Well,  it’s cleverly put together in a mostly nonlinear fashion, using interview techniques that probe for answers without ever demanding them, instead attempting to allow Rumsfeld to fall into his own webs of spin, backed up by substantial film and television footage and indeed vast archives of memos and documents that Rumsfeld himself dictated over the entirety of his career.
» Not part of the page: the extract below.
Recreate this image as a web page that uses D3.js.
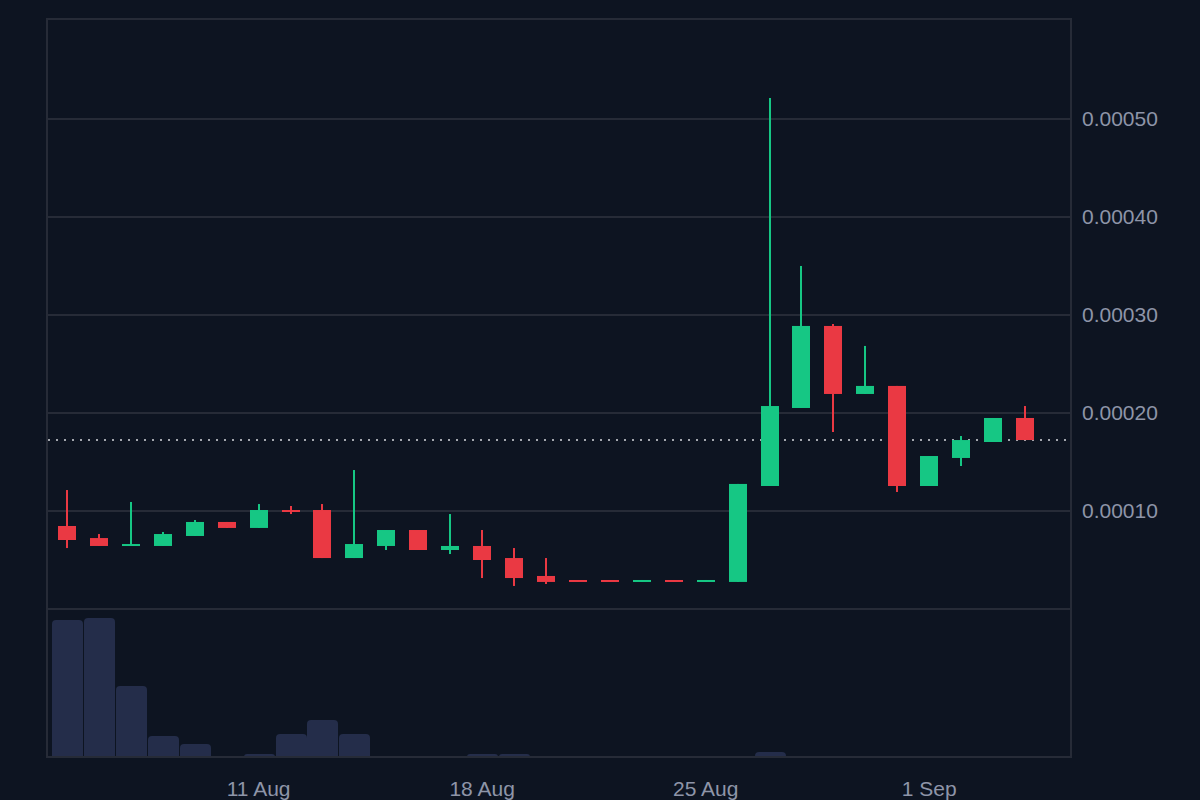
<!DOCTYPE html>
<html>
<head>
<meta charset="utf-8">
<script src="https://cdn.jsdelivr.net/npm/d3@7"></script>
<style>
  html, body { margin: 0; padding: 0; background: #0d1421; }
  #chart { width: 1200px; height: 800px; }
</style>
</head>
<body>
<div id="chart"></div>
<script>
// Datos diarios (apertura, máximo, mínimo, cierre y volumen).
const dates = [
  "2024-08-05", "2024-08-06", "2024-08-07", "2024-08-08", "2024-08-09", "2024-08-10",
  "2024-08-11", "2024-08-12", "2024-08-13", "2024-08-14", "2024-08-15", "2024-08-16",
  "2024-08-17", "2024-08-18", "2024-08-19", "2024-08-20", "2024-08-21", "2024-08-22",
  "2024-08-23", "2024-08-24", "2024-08-25", "2024-08-26", "2024-08-27", "2024-08-28",
  "2024-08-29", "2024-08-30", "2024-08-31", "2024-09-01", "2024-09-02", "2024-09-03",
  "2024-09-04"
];
const opens = [
  0.0000847, 0.0000724, 0.0000643, 0.0000643, 0.0000745, 0.0000888,
  0.0000827, 0.0001010, 0.0001010, 0.0000520, 0.0000643, 0.0000806,
  0.0000602, 0.0000643, 0.0000520, 0.0000337, 0.0000296, 0.0000296,
  0.0000276, 0.0000296, 0.0000276, 0.0000276, 0.0001255, 0.0002051,
  0.0002888, 0.0002194, 0.0002276, 0.0001255, 0.0001541, 0.0001704,
  0.0001949
];
const highs = [
  0.0001214, 0.0000765, 0.0001092, 0.0000786, 0.0000908, 0.0000888,
  0.0001071, 0.0001051, 0.0001071, 0.0001418, 0.0000806, 0.0000806,
  0.0000969, 0.0000806, 0.0000622, 0.0000520, 0.0000296, 0.0000296,
  0.0000296, 0.0000296, 0.0000296, 0.0001276, 0.0005214, 0.0003500,
  0.0002908, 0.0002684, 0.0002276, 0.0001561, 0.0001765, 0.0001949,
  0.0002071
];
const lows = [
  0.0000622, 0.0000643, 0.0000643, 0.0000643, 0.0000745, 0.0000827,
  0.0000827, 0.0000969, 0.0000520, 0.0000520, 0.0000602, 0.0000602,
  0.0000561, 0.0000316, 0.0000235, 0.0000255, 0.0000276, 0.0000276,
  0.0000276, 0.0000276, 0.0000276, 0.0000276, 0.0001255, 0.0002051,
  0.0001806, 0.0002194, 0.0001194, 0.0001255, 0.0001459, 0.0001704,
  0.0001724
];
const closes = [
  0.0000704, 0.0000643, 0.0000663, 0.0000765, 0.0000888, 0.0000827,
  0.0001010, 0.0000990, 0.0000520, 0.0000663, 0.0000806, 0.0000602,
  0.0000643, 0.0000500, 0.0000316, 0.0000276, 0.0000276, 0.0000276,
  0.0000296, 0.0000276, 0.0000296, 0.0001276, 0.0002071, 0.0002888,
  0.0002194, 0.0002276, 0.0001255, 0.0001561, 0.0001724, 0.0001949,
  0.0001724
];
const volumes = [
  1370, 1390, 710, 210, 130, 0,
  30, 230, 370, 230, 0, 0,
  0, 30, 30, 0, 0, 0,
  0, 0, 0, 0, 50, 0,
  0, 0, 0, 0, 0, 0,
  0
];
const priceTicks = [0.0001, 0.0002, 0.0003, 0.0004, 0.0005];

// Colores
const bg = "#0d1421";
const lineColor = "#262b37";
const textColor = "#8e95a8";
const upColor = "#16c784";
const downColor = "#ea3943";
const volColor = "#242d4a";

// Dimensiones del área de trazado
const width = 1200;
const height = 800;
const plotLeft = 47, plotRight = 1071, plotTop = 19, plotSplit = 609, plotBottom = 757;

const parse = d3.utcParse("%Y-%m-%d");
const data = dates.map((d, i) => ({
  date: parse(d), o: opens[i], h: highs[i], l: lows[i], c: closes[i], v: volumes[i]
}));

// Escala de tiempo: margen de ~0.63 días a la izquierda y ~1.44 a la derecha
const day = 24 * 3600 * 1000;
const x = d3.scaleUtc()
  .domain([new Date(+data[0].date - 0.626 * day), new Date(+data[data.length - 1].date + 1.44 * day)])
  .range([plotLeft, plotRight]);

const y = d3.scaleLinear().domain([0, 0.000602]).range([plotSplit, plotTop]);
const yVol = d3.scaleLinear().domain([0, d3.max(volumes) * 1.065]).range([plotBottom, plotSplit]);

const svg = d3.select("#chart").append("svg")
  .attr("width", width)
  .attr("height", height)
  .attr("viewBox", [0, 0, width, height])
  .style("font-family", "'Liberation Sans', Arial, sans-serif");

svg.append("rect").attr("width", width).attr("height", height).attr("fill", bg);

// Líneas de la cuadrícula (precio)
svg.append("g")
  .selectAll("line")
  .data(priceTicks)
  .join("line")
  .attr("x1", plotLeft).attr("x2", plotRight)
  .attr("y1", d => y(d)).attr("y2", d => y(d))
  .attr("stroke", lineColor)
  .attr("stroke-width", 2);

// Etiquetas del eje de precios a la derecha
svg.append("g")
  .attr("fill", textColor)
  .attr("font-size", 21)
  .selectAll("text")
  .data(priceTicks)
  .join("text")
  .attr("x", plotRight + 11)
  .attr("y", d => y(d) + 7.5)
  .text(d => d3.format(".5f")(d));

// Barras de volumen (esquinas superiores redondeadas)
const bw = 31, rad = 4;
function volPath(d) {
  const x0 = Math.round(x(d.date)) - bw / 2 + 0.5, x1 = x0 + bw;
  const y0 = yVol(d.v), y1 = plotBottom;
  const rr = Math.min(rad, (y1 - y0));
  return `M${x0},${y1}V${y0 + rr}Q${x0},${y0} ${x0 + rr},${y0}H${x1 - rr}Q${x1},${y0} ${x1},${y0 + rr}V${y1}Z`;
}
svg.append("g")
  .attr("fill", volColor)
  .selectAll("path")
  .data(data.filter(d => d.v > 0))
  .join("path")
  .attr("d", volPath);

// Línea punteada del último cierre
const last = data[data.length - 1].c;
svg.append("line")
  .attr("x1", plotLeft + 1).attr("x2", plotRight - 1)
  .attr("y1", y(last)).attr("y2", y(last))
  .attr("stroke", "#a3a7ae")
  .attr("stroke-width", 2)
  .attr("stroke-dasharray", "2,6");

// Velas
const candle = svg.append("g")
  .selectAll("g")
  .data(data)
  .join("g")
  .attr("fill", d => d.c >= d.o ? upColor : downColor);

candle.append("rect")
  .attr("x", d => Math.round(x(d.date)) - 1)
  .attr("width", 2)
  .attr("y", d => y(d.h))
  .attr("height", d => y(d.l) - y(d.h));

candle.append("rect")
  .attr("x", d => Math.round(x(d.date)) - 9)
  .attr("width", 18)
  .attr("y", d => y(Math.max(d.o, d.c)))
  .attr("height", d => Math.max(2, Math.abs(y(d.o) - y(d.c))));

// Marco y separador de paneles
svg.append("rect")
  .attr("x", plotLeft).attr("y", plotTop)
  .attr("width", plotRight - plotLeft).attr("height", plotBottom - plotTop)
  .attr("fill", "none")
  .attr("stroke", lineColor)
  .attr("stroke-width", 2);

svg.append("line")
  .attr("x1", plotLeft).attr("x2", plotRight)
  .attr("y1", plotSplit).attr("y2", plotSplit)
  .attr("stroke", lineColor)
  .attr("stroke-width", 2);

// Eje de fechas (domingos)
const xTicks = x.ticks(d3.utcSunday);
svg.append("g")
  .attr("fill", textColor)
  .attr("font-size", 21)
  .attr("text-anchor", "middle")
  .selectAll("text")
  .data(xTicks)
  .join("text")
  .attr("x", d => x(d))
  .attr("y", 796)
  .text(d3.utcFormat("%-d %b"));
</script>
</body>
</html>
It’s an intriguing spectacle.

One shouldn’t fall into the trap of seeing this film as an attempt at one up-man-ship for the left over the right or Democrat over Republican in this case, for as Rumsfeld himself says (and I found myself in a rare moment of agreement), to loosely quote, “Barack Obama opposed every national security measure that George W Bush put in place in the wake of the Iraqi conflict, yet, to this day, not one of those policies has been overturned, so we must have been doing something right…”

Perhaps, or more likely it’s a prime example of both political sides being driven by one agenda politics, irrespective of what their illusory political leanings may appear to be.

That, I feel is far a far more likely scenario and maybe a lesson in there for those that choose to nit-pick at the minutiae of political policies ignoring the bigger and more obvious political picture.

Personally, I’d like to have seen some focus on the man’s heavy corporate, political leanings and affiliations; potentially as damning in many ways as the military-related subject matter, but maybe that’s for another day.

Not one to break any box office records this, but a fascinating glimpse nonetheless at a man who’s been up to his neck in the cloak and dagger, shady dealings of U.S and world politics for many a decade.